Sales talk tracks vs. conversation: where CRMs go wrong
Sales talk tracks sell a product. Conversation sells a relationship. Most CRMs optimize for the wrong one — especially for field sales.
Sales talk tracks are where a lot of modern sales tech has placed its bet. Battle cards pop up. AI suggests phrasing. Call-coaching tools rate adherence to the playbook. The assumption: the right words, said in the right order, close deals.
The assumption is wrong for field sales
Field sales is almost always relationship-based. A rep might work the same account for years. The buyer doesn't want a script — they want somebody who listens, remembers, and shows up when it matters.

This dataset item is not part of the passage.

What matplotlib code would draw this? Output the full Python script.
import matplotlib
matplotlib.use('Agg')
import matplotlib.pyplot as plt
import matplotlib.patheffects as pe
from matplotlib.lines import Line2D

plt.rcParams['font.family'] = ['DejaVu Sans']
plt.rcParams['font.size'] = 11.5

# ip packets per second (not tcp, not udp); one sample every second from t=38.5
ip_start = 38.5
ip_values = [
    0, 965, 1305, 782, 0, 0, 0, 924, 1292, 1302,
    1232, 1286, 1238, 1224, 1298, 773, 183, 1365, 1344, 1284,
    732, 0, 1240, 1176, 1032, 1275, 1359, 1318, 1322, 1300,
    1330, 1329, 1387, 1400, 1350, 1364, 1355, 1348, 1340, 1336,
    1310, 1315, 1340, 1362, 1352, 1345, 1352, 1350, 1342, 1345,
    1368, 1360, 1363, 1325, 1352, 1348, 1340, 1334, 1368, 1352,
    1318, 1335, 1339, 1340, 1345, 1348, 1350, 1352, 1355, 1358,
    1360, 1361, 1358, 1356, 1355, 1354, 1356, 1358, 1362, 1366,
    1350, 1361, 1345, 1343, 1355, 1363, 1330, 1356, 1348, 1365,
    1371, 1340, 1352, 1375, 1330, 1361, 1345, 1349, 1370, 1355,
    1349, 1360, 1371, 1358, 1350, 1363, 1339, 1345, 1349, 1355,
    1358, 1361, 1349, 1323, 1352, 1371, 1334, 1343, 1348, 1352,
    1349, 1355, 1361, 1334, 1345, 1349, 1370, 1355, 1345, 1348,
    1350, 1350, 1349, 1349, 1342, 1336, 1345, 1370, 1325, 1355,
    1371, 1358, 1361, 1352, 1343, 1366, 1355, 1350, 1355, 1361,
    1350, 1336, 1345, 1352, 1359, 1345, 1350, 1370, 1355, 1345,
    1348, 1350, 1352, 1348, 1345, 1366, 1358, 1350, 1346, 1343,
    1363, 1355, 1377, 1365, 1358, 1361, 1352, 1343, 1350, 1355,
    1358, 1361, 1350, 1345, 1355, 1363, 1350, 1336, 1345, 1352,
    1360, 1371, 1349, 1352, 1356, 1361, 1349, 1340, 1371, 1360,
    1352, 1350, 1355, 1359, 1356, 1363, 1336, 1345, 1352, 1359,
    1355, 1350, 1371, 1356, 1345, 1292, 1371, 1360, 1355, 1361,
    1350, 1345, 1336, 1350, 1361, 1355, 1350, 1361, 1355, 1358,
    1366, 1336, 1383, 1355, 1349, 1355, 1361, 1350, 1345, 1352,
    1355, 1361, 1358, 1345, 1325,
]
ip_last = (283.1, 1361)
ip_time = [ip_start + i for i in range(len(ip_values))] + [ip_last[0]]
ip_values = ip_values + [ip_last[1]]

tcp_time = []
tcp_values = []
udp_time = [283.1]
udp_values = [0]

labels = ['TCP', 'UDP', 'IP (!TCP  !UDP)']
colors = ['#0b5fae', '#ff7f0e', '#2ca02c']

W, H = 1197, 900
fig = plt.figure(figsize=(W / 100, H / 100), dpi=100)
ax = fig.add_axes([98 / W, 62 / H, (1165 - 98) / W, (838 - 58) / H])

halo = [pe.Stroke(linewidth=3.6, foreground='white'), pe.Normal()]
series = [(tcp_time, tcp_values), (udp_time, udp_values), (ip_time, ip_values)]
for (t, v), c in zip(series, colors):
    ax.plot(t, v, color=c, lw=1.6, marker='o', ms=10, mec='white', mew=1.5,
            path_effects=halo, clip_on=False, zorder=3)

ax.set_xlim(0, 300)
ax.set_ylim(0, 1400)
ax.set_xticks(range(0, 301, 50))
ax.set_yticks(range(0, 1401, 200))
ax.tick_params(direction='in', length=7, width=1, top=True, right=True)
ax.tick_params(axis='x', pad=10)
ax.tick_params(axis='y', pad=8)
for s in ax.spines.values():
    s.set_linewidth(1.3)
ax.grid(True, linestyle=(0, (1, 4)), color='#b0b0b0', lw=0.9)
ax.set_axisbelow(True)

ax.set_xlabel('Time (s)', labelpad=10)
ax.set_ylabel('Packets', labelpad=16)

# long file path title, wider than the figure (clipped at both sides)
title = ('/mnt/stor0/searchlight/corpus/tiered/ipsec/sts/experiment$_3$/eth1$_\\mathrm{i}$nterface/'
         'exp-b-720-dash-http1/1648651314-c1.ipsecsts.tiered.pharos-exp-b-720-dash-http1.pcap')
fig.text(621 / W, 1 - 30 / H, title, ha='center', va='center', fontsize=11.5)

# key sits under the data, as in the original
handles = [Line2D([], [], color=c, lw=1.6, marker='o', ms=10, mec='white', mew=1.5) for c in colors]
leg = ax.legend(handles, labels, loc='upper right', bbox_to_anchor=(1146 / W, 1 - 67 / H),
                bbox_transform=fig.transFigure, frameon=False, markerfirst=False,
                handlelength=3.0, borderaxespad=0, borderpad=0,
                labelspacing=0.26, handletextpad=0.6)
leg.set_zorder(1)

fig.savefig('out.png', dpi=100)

A rep who recites the talk track will lose to a rep who remembers that the buyer's daughter is in college in-state and skips the small talk about weekend plans.
What CRMs should optimize for instead
**Memory.** The rep should walk into every conversation knowing what was said in the last five. Not "Stage 3, 60 days in proposal" — actual quotes. "Last time, you mentioned the rollout was tied to the Q4 budget cycle. Did that move?"

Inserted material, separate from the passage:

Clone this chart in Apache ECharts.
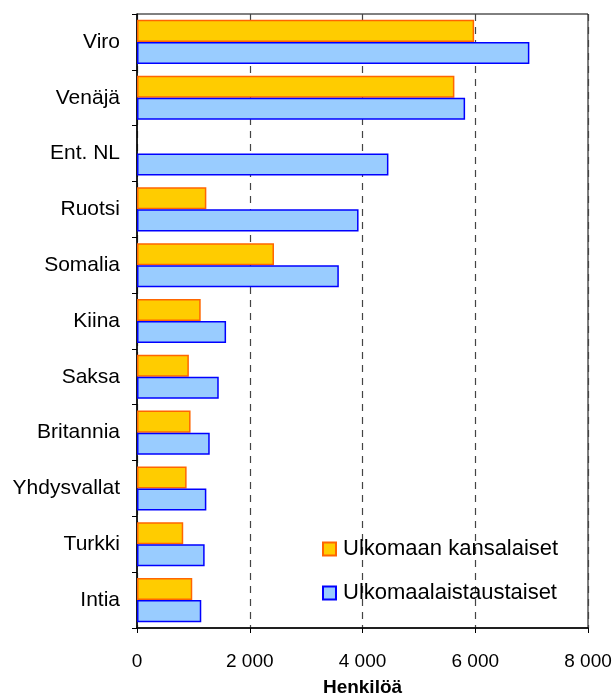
<!DOCTYPE html>
<html>
<head>
<meta charset="utf-8">
<script src="https://cdn.jsdelivr.net/npm/echarts@6/dist/echarts.min.js"></script>
<style>
  html, body { margin: 0; padding: 0; background: #fff; }
  #chart { width: 613px; height: 695px; }
</style>
</head>
<body>
<div id="chart"></div>
<script>
// maat ylhäältä alas
var maat = ['Viro', 'Venäjä', 'Ent. NL', 'Ruotsi', 'Somalia', 'Kiina', 'Saksa', 'Britannia', 'Yhdysvallat', 'Turkki', 'Intia'];
var kansalaiset = [5980, 5630, null, 1230, 2430, 1130, 920, 950, 880, 820, 980];
var taustaiset = [6960, 5820, 4460, 3930, 3580, 1580, 1450, 1290, 1230, 1200, 1140];
var xTicks = [0, 2000, 4000, 6000, 8000];

var chart = echarts.init(document.getElementById('chart'));

var option = {
  backgroundColor: '#ffffff',
  animation: false,
  textStyle: { fontFamily: 'Liberation Sans, Arial, sans-serif' },
  grid: {
    left: 137, right: 25, top: 14, bottom: 67,
    outerBoundsMode: 'none',
    containLabel: false,
    show: true, borderColor: '#000', borderWidth: 1
  },
  legend: {
    orient: 'vertical',
    left: 322, top: 538,
    padding: 0,
    icon: 'rect',
    itemWidth: 13, itemHeight: 13,
    itemGap: 22,
    textStyle: { fontSize: 22, color: '#000', padding: [0, 0, 0, 2] },
    data: ['Ulkomaan kansalaiset', 'Ulkomaalaistaustaiset']
  },
  xAxis: {
    type: 'value',
    min: xTicks[0], max: xTicks[xTicks.length - 1], interval: 2000,
    name: 'Henkilöä',
    nameLocation: 'middle',
    nameGap: 50,
    nameTextStyle: { fontSize: 19, fontWeight: 'bold', color: '#000' },
    axisLine: { show: true, lineStyle: { color: '#000', width: 1.5 } },
    axisTick: { show: true, length: 5, lineStyle: { color: '#000' } },
    axisLabel: {
      fontSize: 19, color: '#000', margin: 24,
      formatter: function (v) { return String(v).replace(/\B(?=(\d{3})+(?!\d))/g, ' '); }
    },
    splitLine: { show: true, lineStyle: { color: '#444', type: [7, 6], width: 1.2 } }
  },
  yAxis: {
    type: 'category',
    inverse: true,
    data: maat,
    axisLine: { show: true, lineStyle: { color: '#000', width: 1.5 } },
    axisTick: { show: true, length: 5, lineStyle: { color: '#000' } },
    axisLabel: { fontSize: 21, color: '#000', margin: 17 }
  },
  series: [
    {
      name: 'Ulkomaan kansalaiset',
      type: 'bar',
      data: kansalaiset,
      barGap: '0%',
      barCategoryGap: '21%',
      itemStyle: { color: '#FFCC00', borderColor: '#FF6600', borderWidth: 1.5 }
    },
    {
      name: 'Ulkomaalaistaustaiset',
      type: 'bar',
      data: taustaiset,
      barGap: '0%',
      barCategoryGap: '21%',
      itemStyle: { color: '#99CCFF', borderColor: '#0000FF', borderWidth: 1.5 }
    }
  ]
};

chart.setOption(option);
</script>
</body>
</html>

**Capture.** Every bit of context — the daughter, the budget cycle, the competitor they used to use — needs to end up recorded, so the next conversation can build on it.
**Retrieval.** Two minutes before a call, the rep should see the three most important things to remember. Not 40 fields. Three.
The tell: talk tracks vs. memory
If your CRM is coaching your reps on what to say, it's the wrong tool. If your CRM is helping your reps remember what was said, it's the right one.
That distinction separates sales-enablement theater from software that actually supports relationships — and it's the sharpest test you can run on any field sales CRM you're evaluating.